◆ What to produce ◆
Return each line of the listing below, unchanged, and omit the images.

=== Dataset content ===

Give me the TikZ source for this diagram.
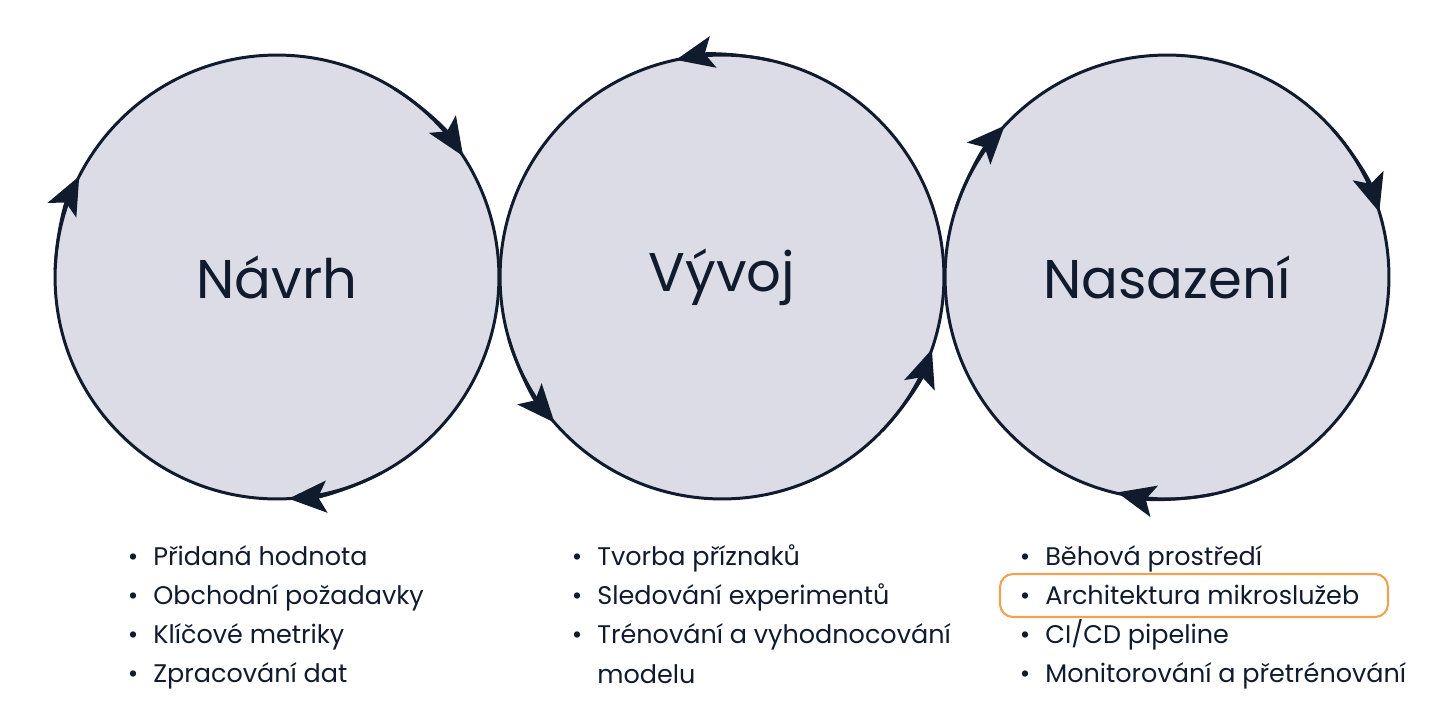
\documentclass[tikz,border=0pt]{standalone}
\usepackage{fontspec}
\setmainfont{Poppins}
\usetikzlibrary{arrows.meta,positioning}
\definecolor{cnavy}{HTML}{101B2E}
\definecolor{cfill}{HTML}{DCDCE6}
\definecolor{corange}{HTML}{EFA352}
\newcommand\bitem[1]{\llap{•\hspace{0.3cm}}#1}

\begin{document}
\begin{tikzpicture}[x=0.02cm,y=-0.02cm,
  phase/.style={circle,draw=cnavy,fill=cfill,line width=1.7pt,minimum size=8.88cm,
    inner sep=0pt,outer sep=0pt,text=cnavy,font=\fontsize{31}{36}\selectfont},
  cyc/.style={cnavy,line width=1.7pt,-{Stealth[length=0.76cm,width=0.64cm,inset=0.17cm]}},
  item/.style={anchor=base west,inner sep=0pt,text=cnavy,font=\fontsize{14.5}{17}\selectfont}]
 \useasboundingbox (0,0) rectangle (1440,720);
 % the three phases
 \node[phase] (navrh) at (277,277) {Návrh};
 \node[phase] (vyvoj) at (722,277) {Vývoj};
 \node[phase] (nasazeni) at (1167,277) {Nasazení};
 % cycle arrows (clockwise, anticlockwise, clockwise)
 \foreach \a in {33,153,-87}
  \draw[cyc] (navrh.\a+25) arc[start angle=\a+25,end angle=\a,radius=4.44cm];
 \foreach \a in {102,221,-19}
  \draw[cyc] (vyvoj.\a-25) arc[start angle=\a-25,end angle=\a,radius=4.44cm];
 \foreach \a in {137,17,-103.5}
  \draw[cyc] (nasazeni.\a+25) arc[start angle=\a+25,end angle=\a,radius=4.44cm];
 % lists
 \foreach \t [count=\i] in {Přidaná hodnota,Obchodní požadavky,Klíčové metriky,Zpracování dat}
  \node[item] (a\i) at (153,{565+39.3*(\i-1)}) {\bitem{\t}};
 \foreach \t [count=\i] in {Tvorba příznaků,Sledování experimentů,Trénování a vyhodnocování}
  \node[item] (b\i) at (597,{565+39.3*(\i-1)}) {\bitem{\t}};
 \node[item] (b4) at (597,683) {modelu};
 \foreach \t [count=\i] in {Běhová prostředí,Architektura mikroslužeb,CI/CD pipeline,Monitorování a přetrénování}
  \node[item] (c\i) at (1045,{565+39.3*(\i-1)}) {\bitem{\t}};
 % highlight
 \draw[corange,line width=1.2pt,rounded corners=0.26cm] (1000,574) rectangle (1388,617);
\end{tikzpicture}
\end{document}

===

◆ Expected output ◆
Give me the TikZ source for this diagram.
\documentclass[tikz,border=0pt]{standalone}
\usepackage{fontspec}
\setmainfont{Poppins}
\usetikzlibrary{arrows.meta,positioning}
\definecolor{cnavy}{HTML}{101B2E}
\definecolor{cfill}{HTML}{DCDCE6}
\definecolor{corange}{HTML}{EFA352}
\newcommand\bitem[1]{\llap{•\hspace{0.3cm}}#1}

\begin{document}
\begin{tikzpicture}[x=0.02cm,y=-0.02cm,
  phase/.style={circle,draw=cnavy,fill=cfill,line width=1.7pt,minimum size=8.88cm,
    inner sep=0pt,outer sep=0pt,text=cnavy,font=\fontsize{31}{36}\selectfont},
  cyc/.style={cnavy,line width=1.7pt,-{Stealth[length=0.76cm,width=0.64cm,inset=0.17cm]}},
  item/.style={anchor=base west,inner sep=0pt,text=cnavy,font=\fontsize{14.5}{17}\selectfont}]
 \useasboundingbox (0,0) rectangle (1440,720);
 % the three phases
 \node[phase] (navrh) at (277,277) {Návrh};
 \node[phase] (vyvoj) at (722,277) {Vývoj};
 \node[phase] (nasazeni) at (1167,277) {Nasazení};
 % cycle arrows (clockwise, anticlockwise, clockwise)
 \foreach \a in {33,153,-87}
  \draw[cyc] (navrh.\a+25) arc[start angle=\a+25,end angle=\a,radius=4.44cm];
 \foreach \a in {102,221,-19}
  \draw[cyc] (vyvoj.\a-25) arc[start angle=\a-25,end angle=\a,radius=4.44cm];
 \foreach \a in {137,17,-103.5}
  \draw[cyc] (nasazeni.\a+25) arc[start angle=\a+25,end angle=\a,radius=4.44cm];
 % lists
 \foreach \t [count=\i] in {Přidaná hodnota,Obchodní požadavky,Klíčové metriky,Zpracování dat}
  \node[item] (a\i) at (153,{565+39.3*(\i-1)}) {\bitem{\t}};
 \foreach \t [count=\i] in {Tvorba příznaků,Sledování experimentů,Trénování a vyhodnocování}
  \node[item] (b\i) at (597,{565+39.3*(\i-1)}) {\bitem{\t}};
 \node[item] (b4) at (597,683) {modelu};
 \foreach \t [count=\i] in {Běhová prostředí,Architektura mikroslužeb,CI/CD pipeline,Monitorování a přetrénování}
  \node[item] (c\i) at (1045,{565+39.3*(\i-1)}) {\bitem{\t}};
 % highlight
 \draw[corange,line width=1.2pt,rounded corners=0.26cm] (1000,574) rectangle (1388,617);
\end{tikzpicture}
\end{document}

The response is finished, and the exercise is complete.